Most small businesses lose money for their first six to eighteen months. Often the shareholders invest their savings in the new venture. An S corporation causes the losses to flow through to the shareholders and reduces their personal taxes. Although items to be considered in electing S corporation status involve more than the flow through of start-up losses, use of an S corporation can improve shareholder cash flow by reducing their taxes.

The Revenue Reconciliation Act of 1993 dramatically changed planning for S corporations. With the top individual tax bracket at 39.6% and the top corporate rate at 35%, it may make sense to eliminate the S election if the corporation is expected to generate significant taxable income. Review your situation with your tax advisor.

Once the business is generating a profit, the S election can be ended either by electing termination for the end of the corporation's tax year, or by triggering an event which automatically ends the election.

Code § 179 allows a taxpayer to elect to expense up to $18,500 of depreciable personal property each tax year. The deduction is reduced to the extent that (1) the business does not have profits; and (2) the total equipment purchased exceeds $200,000. For S corporations, the § 179 limitation of $18,500 in writeoffs is applied at both the corporate and the shareholder level. The maximum writeoff increases to $25,000 for tax years beginning after 2002.

The IRS has been aggressive in attacking excessive compensation as a constructive dividend, thus creating additional corporate income taxes because the dividend is not deductible. The IRS is less successful in its attack when the corporation had established a formula governing compensation. It is advisable to have the owner employee's compensation set by a formula which is built on future growth in the corporation's revenues.

Effective for stock originally issued after August 10, 1993, taxpayers who hold qualified small business stock for more than five years will face a maximum capital gains tax of only 14%. This benefit is extremely complex and can be easily violated during the five-year holding period. The new rules place requirements on both the shareholder and the corporation.
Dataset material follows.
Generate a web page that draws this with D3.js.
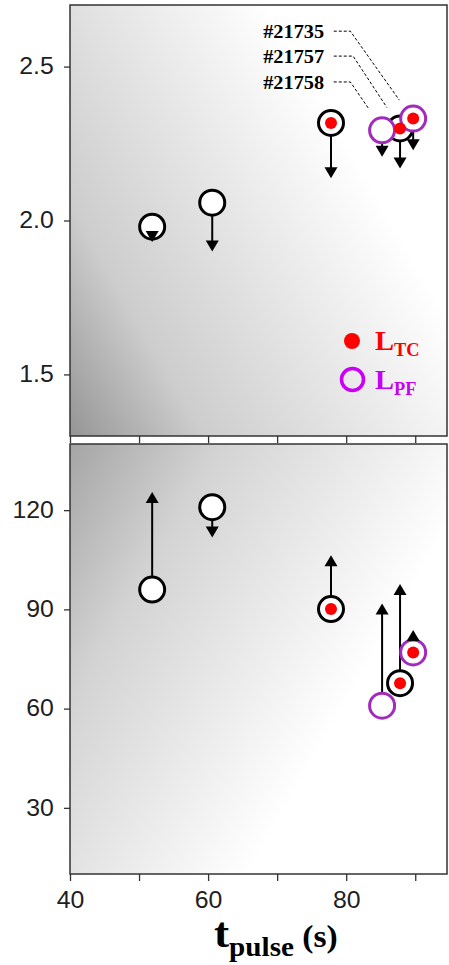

When a shareholder intends to use the new rules and is a minority shareholder, an agreement should be made with the corporation requiring it to continue to comply with the requirements of the Code. Corporate redemptions can end the special treatment, including redemptions which occurred before the stock was issued.

Corporations with taxable income over $15 million pay an additional 3% tax on taxable income between $15 million and $18,333,333. This tax eliminates the benefit of the 34% bracket and cannot exceed $100,000. Effectively, there is a 38% corporate income tax on taxable income from $10 million to $18,333,333. For corporations having a fiscal year end, the tax rate is a blended rate.

The 1993 Tax Act imposes an additional 1% on corporate taxable income over $10 million. The rates for the corporate accumulated earnings tax and the personal holding company tax increased from 28% to 39.6% effective January 1, 1993. Corporate alternative minimum taxes ("AMT") were simplified. The corporate AMT rate remains 20%.

The Taxpayer Relief Act of 1997 repealed the corporate AMT for small business corporations for tax years beginning after December 31, 1997. Generally, a corporation whose gross receipts do not exceed $5,000,000 is a small business corporation. Other rules apply to determine if the corporation qualifies each year thereafter.

Effective August 10, 1993, most intangible assets and goodwill which are acquired can be written off over 15 years. This includes goodwill, going concern values, covenants not to compete, franchises, trademarks, and trade names. The rules are fairly complex and many exceptions apply. Taxpayers also have the option of using the 15-year amortization for goodwill and intangibles gotten after July 25, 1991. The new rules do not generally apply to off-the-shelf software or software which is gotten as part of a business asset purchase.

Beware of using covenants not to compete to provide current deductions to purchasers. Under the Act, the covenant will be required to be written off over 15 years, not the term of the covenant.